**Problem description:**
Report the count of lines below that include "document", without any other text.

Start of Information supplied

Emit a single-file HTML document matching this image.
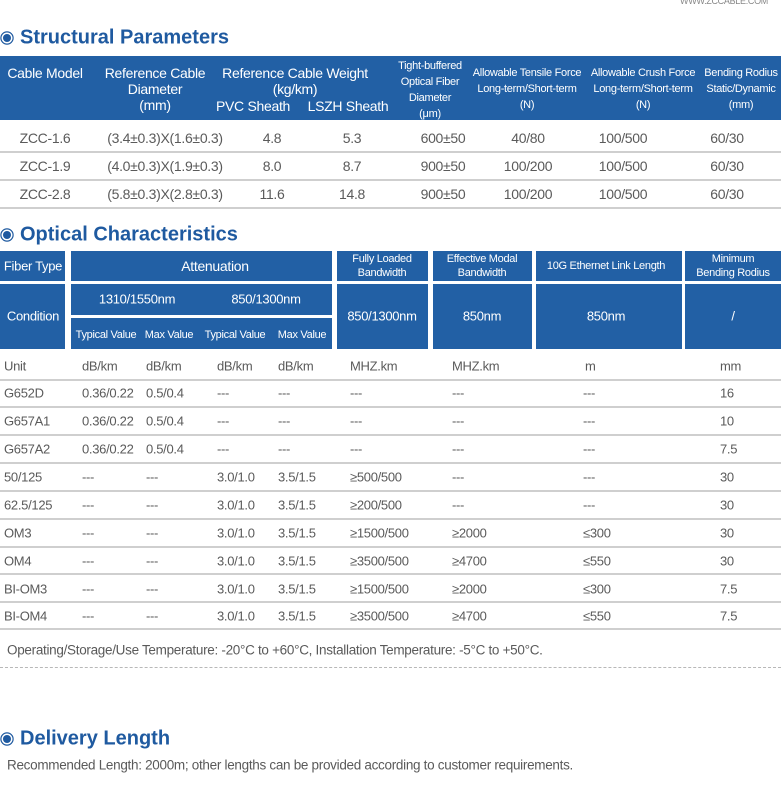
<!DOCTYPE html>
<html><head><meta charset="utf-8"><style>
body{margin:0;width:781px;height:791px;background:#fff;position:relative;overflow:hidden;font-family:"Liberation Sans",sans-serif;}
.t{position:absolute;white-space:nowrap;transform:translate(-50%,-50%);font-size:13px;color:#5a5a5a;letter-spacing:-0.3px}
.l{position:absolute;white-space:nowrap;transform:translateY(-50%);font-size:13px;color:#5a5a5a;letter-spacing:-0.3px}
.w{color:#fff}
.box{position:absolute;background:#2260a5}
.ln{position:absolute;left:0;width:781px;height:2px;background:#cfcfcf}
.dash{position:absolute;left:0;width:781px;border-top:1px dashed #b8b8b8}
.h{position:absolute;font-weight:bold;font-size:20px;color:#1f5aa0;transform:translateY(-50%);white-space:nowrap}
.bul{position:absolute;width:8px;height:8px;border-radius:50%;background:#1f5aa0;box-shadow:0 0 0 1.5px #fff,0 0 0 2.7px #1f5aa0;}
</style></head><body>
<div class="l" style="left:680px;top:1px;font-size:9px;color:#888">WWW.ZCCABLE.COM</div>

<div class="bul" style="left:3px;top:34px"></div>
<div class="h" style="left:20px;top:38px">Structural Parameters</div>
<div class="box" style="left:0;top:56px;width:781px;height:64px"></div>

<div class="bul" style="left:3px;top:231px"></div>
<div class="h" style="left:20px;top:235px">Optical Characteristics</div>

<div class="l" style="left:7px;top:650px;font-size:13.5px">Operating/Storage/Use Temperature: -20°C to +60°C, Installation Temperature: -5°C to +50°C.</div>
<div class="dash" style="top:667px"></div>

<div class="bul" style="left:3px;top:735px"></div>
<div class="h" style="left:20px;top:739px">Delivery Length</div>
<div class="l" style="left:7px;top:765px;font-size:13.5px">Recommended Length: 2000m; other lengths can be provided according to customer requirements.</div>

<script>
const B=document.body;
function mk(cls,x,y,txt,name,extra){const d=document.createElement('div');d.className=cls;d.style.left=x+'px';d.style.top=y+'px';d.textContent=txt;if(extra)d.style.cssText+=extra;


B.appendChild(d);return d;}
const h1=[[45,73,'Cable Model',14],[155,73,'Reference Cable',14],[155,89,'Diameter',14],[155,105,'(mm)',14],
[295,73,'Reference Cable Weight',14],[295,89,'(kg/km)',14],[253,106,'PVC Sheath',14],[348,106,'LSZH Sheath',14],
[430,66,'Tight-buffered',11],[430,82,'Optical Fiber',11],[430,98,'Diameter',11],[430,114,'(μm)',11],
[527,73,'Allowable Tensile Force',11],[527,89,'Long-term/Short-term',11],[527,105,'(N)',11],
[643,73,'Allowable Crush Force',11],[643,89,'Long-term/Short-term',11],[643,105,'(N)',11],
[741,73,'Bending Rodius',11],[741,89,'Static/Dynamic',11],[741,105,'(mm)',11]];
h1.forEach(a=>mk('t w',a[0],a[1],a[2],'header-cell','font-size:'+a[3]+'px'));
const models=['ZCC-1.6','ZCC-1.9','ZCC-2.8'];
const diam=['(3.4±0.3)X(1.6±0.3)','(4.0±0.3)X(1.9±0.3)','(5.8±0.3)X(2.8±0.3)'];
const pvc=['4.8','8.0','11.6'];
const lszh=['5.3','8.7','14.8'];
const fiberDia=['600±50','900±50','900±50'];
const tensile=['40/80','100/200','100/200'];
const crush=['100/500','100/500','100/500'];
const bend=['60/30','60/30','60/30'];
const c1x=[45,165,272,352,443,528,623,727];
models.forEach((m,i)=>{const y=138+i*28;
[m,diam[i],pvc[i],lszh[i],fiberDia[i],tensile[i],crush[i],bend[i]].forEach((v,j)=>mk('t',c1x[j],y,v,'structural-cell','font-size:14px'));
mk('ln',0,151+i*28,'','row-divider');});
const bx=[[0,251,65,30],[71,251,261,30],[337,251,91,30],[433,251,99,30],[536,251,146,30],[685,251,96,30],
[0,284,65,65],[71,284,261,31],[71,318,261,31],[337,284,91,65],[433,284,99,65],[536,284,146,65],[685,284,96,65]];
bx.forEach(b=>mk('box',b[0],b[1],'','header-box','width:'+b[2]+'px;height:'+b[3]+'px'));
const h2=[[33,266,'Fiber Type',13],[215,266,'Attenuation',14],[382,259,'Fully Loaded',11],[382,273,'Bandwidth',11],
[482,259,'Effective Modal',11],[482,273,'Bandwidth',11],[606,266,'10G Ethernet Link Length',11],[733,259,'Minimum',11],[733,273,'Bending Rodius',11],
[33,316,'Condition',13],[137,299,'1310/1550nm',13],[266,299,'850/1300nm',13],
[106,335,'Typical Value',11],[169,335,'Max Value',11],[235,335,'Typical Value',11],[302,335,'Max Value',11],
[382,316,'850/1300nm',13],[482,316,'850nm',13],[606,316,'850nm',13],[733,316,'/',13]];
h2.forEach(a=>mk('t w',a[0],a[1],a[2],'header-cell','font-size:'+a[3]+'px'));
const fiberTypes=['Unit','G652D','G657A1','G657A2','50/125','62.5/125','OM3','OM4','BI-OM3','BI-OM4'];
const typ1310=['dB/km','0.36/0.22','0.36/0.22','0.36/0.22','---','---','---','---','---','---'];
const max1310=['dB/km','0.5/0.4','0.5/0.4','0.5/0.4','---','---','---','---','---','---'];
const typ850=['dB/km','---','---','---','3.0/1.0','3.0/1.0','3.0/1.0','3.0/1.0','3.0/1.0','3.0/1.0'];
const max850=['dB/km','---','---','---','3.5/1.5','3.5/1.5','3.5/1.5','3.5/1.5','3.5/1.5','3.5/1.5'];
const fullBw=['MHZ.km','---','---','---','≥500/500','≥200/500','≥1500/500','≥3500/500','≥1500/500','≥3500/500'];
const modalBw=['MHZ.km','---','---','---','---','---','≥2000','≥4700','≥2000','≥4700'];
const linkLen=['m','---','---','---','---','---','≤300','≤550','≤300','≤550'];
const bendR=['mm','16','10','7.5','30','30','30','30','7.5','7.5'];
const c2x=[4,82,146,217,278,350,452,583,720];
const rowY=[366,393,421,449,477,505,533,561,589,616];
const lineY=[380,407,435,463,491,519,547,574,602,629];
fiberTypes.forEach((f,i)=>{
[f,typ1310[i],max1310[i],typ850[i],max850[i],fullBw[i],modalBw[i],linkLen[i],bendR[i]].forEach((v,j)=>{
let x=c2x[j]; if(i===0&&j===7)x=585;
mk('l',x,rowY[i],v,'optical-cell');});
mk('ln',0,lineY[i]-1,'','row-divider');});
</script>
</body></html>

End of Information supplied

**Written answer:**
3